-- START PROVIDED RECORDS --

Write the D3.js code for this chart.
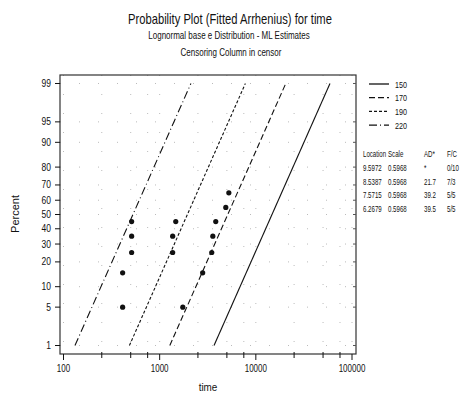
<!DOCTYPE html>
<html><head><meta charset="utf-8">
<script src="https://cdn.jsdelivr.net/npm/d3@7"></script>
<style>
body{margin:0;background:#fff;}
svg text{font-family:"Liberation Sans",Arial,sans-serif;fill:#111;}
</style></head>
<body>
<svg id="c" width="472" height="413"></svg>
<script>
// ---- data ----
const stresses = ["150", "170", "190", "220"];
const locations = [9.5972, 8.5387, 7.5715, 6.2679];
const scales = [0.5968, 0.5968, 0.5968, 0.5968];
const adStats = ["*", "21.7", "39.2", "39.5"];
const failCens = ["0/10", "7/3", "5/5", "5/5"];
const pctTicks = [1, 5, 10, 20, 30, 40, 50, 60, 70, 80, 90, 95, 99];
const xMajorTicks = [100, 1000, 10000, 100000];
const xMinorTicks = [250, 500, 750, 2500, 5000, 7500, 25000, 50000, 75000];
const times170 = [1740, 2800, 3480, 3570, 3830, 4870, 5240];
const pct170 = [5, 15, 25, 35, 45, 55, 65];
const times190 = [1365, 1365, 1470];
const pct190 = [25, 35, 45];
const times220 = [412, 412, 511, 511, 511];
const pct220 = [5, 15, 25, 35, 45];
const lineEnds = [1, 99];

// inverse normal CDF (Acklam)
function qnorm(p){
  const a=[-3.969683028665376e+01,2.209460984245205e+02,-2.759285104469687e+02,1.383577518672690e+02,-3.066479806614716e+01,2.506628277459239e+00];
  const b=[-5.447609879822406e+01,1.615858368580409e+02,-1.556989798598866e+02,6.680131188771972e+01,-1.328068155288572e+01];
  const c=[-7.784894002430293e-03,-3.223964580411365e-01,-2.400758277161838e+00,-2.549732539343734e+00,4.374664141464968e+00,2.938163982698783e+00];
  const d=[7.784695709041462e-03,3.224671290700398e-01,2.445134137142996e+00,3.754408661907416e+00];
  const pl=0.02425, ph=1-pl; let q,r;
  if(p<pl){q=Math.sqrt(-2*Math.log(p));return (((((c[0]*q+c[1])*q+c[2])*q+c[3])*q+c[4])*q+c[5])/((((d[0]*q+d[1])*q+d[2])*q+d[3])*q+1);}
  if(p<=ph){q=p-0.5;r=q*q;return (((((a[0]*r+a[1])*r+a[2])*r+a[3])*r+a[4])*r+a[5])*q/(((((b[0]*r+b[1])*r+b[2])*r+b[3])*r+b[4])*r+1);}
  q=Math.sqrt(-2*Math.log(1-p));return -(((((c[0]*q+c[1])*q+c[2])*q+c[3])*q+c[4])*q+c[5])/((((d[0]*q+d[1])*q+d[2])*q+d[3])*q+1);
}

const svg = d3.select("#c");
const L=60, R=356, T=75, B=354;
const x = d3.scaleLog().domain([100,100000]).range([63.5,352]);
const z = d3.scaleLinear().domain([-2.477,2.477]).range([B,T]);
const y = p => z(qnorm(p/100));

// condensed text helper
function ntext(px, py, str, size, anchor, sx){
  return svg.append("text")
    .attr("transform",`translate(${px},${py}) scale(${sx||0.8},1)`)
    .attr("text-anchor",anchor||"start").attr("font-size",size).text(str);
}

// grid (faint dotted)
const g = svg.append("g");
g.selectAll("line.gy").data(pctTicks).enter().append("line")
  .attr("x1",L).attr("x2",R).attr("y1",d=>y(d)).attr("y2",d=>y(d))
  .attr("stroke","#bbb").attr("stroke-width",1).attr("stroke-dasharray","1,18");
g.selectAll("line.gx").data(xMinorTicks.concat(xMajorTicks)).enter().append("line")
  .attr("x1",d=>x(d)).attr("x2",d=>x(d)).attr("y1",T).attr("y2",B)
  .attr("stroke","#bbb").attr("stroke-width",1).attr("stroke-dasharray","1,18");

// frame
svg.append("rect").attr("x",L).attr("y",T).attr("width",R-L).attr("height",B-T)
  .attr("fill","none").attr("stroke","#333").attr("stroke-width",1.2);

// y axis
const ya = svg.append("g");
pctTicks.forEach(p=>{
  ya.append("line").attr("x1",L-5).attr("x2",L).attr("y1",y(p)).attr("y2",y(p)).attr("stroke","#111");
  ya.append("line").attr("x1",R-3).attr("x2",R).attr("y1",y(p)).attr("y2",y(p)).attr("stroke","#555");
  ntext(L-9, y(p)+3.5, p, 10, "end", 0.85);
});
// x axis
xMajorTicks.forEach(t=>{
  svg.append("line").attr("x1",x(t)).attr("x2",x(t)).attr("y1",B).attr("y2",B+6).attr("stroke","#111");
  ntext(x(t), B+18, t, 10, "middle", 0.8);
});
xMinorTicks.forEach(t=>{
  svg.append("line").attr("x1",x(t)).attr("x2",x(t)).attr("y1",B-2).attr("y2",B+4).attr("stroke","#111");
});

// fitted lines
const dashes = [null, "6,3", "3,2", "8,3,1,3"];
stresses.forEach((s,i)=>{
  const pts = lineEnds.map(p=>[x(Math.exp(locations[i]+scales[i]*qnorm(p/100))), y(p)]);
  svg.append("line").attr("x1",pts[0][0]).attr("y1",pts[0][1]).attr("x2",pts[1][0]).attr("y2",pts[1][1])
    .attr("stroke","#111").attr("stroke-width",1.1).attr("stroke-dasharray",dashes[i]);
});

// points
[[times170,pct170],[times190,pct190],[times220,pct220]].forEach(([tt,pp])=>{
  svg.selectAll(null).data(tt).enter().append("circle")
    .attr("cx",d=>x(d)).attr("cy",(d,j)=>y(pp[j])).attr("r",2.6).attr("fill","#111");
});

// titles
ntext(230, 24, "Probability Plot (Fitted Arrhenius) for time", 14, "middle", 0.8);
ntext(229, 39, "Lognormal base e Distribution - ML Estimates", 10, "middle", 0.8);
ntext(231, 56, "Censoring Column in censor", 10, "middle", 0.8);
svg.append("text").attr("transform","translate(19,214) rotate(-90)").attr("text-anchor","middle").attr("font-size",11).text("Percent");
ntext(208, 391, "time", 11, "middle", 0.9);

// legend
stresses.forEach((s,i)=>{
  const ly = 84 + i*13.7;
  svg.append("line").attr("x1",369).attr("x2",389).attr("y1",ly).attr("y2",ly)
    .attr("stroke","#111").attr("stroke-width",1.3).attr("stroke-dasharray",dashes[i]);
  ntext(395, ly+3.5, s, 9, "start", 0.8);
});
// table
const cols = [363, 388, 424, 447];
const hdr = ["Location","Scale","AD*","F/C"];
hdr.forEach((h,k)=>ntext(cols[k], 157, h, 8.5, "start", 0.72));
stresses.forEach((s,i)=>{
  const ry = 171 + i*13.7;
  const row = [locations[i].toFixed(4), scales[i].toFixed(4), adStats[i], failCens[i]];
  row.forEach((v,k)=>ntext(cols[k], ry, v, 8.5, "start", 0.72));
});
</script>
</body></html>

-- END PROVIDED RECORDS --
-- START PROVIDED RECORDS --

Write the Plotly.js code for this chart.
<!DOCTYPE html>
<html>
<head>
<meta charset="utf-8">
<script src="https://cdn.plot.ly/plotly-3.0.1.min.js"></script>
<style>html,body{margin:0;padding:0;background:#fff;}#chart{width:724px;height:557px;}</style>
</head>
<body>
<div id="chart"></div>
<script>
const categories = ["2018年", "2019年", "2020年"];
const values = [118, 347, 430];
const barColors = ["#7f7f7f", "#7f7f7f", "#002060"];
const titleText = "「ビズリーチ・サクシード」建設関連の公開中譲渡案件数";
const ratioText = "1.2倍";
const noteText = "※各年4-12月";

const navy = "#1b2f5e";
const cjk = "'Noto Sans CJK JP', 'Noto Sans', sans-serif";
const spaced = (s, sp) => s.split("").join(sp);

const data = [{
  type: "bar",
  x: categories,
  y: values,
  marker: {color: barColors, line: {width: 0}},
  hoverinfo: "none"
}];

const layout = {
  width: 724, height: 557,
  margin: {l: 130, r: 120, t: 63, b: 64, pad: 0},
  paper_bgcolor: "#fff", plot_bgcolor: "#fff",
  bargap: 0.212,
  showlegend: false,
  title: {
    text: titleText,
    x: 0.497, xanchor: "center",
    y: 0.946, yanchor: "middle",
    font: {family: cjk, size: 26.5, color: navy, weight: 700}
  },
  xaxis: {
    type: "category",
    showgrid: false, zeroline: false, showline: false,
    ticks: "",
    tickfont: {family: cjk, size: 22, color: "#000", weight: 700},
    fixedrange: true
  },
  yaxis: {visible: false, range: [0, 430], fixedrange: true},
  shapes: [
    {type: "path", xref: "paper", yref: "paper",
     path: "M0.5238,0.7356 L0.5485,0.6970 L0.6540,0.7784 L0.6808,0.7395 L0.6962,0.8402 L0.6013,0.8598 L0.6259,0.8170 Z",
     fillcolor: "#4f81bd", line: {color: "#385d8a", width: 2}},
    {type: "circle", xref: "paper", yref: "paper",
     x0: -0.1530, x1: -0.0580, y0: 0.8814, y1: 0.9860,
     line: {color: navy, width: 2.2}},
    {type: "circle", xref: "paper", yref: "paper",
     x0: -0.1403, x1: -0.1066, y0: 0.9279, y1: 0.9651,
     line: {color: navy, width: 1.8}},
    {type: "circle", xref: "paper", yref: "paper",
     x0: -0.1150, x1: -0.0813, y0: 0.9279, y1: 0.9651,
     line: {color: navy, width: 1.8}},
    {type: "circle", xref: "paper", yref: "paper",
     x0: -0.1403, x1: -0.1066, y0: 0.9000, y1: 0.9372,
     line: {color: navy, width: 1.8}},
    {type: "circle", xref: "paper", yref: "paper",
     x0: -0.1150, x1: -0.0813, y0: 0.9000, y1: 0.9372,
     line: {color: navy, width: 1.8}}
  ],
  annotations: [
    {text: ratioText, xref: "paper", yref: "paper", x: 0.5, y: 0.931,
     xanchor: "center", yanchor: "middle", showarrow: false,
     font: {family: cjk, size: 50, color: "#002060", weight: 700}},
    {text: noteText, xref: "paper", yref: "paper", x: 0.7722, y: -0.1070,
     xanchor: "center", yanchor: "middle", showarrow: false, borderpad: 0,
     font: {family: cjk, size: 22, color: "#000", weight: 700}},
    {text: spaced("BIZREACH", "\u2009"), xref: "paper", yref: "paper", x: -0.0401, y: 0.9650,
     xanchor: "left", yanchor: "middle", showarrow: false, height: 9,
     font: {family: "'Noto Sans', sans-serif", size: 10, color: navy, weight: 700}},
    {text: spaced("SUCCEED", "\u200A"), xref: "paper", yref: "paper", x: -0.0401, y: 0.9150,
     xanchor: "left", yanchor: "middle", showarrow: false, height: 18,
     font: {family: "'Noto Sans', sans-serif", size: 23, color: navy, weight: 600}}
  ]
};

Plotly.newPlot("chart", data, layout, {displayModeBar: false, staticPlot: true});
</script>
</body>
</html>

-- END PROVIDED RECORDS --
-- START PROVIDED RECORDS --

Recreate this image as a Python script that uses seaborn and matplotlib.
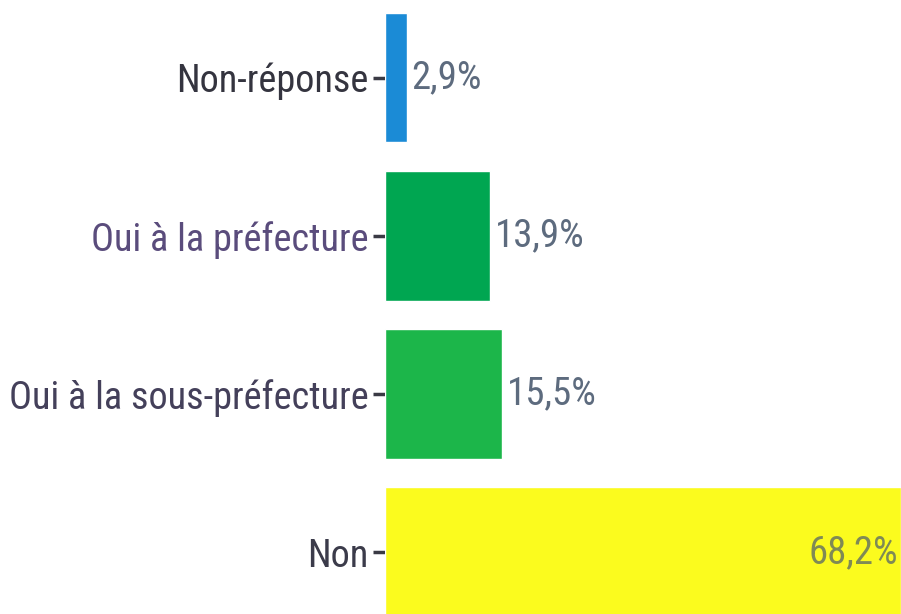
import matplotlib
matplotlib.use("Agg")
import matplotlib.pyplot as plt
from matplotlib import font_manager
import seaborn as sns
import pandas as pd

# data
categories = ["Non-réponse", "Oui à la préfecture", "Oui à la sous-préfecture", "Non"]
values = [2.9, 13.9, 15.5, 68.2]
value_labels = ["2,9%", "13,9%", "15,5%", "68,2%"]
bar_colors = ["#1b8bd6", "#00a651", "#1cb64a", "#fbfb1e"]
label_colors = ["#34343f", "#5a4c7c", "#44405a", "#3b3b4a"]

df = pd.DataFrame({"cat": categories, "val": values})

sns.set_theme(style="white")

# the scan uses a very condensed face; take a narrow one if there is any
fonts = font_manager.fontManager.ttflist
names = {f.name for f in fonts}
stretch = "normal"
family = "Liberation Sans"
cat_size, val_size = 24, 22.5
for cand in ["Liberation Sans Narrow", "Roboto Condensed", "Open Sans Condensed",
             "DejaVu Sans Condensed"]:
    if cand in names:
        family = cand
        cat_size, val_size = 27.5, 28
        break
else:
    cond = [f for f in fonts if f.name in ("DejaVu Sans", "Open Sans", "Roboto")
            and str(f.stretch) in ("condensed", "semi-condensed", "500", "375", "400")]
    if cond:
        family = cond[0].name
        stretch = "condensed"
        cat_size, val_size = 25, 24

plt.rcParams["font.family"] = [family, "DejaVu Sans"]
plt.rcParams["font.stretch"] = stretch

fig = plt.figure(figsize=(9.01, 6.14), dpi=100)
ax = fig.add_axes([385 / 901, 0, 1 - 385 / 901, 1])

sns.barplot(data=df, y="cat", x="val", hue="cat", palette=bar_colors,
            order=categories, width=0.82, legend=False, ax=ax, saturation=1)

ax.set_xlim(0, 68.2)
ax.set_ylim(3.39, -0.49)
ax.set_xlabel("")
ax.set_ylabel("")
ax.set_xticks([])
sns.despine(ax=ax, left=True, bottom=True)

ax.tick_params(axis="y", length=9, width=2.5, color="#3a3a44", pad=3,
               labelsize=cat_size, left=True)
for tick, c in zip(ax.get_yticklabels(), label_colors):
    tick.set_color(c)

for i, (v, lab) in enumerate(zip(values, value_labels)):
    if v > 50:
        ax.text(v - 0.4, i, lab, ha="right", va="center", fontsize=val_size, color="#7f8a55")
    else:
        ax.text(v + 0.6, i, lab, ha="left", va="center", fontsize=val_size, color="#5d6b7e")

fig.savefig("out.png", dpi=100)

-- END PROVIDED RECORDS --

| EXERCISE |
Using the listing above, repeat word for word each line from the one with "Write the D3.js code for this chart." down to the one with "const lineEnds = [1, 99];", both included. Omit all pictures.

| ANSWER IN FULL |
Write the D3.js code for this chart.
<!DOCTYPE html>
<html><head><meta charset="utf-8">
<script src="https://cdn.jsdelivr.net/npm/d3@7"></script>
<style>
body{margin:0;background:#fff;}
svg text{font-family:"Liberation Sans",Arial,sans-serif;fill:#111;}
</style></head>
<body>
<svg id="c" width="472" height="413"></svg>
<script>
// ---- data ----
const stresses = ["150", "170", "190", "220"];
const locations = [9.5972, 8.5387, 7.5715, 6.2679];
const scales = [0.5968, 0.5968, 0.5968, 0.5968];
const adStats = ["*", "21.7", "39.2", "39.5"];
const failCens = ["0/10", "7/3", "5/5", "5/5"];
const pctTicks = [1, 5, 10, 20, 30, 40, 50, 60, 70, 80, 90, 95, 99];
const xMajorTicks = [100, 1000, 10000, 100000];
const xMinorTicks = [250, 500, 750, 2500, 5000, 7500, 25000, 50000, 75000];
const times170 = [1740, 2800, 3480, 3570, 3830, 4870, 5240];
const pct170 = [5, 15, 25, 35, 45, 55, 65];
const times190 = [1365, 1365, 1470];
const pct190 = [25, 35, 45];
const times220 = [412, 412, 511, 511, 511];
const pct220 = [5, 15, 25, 35, 45];
const lineEnds = [1, 99];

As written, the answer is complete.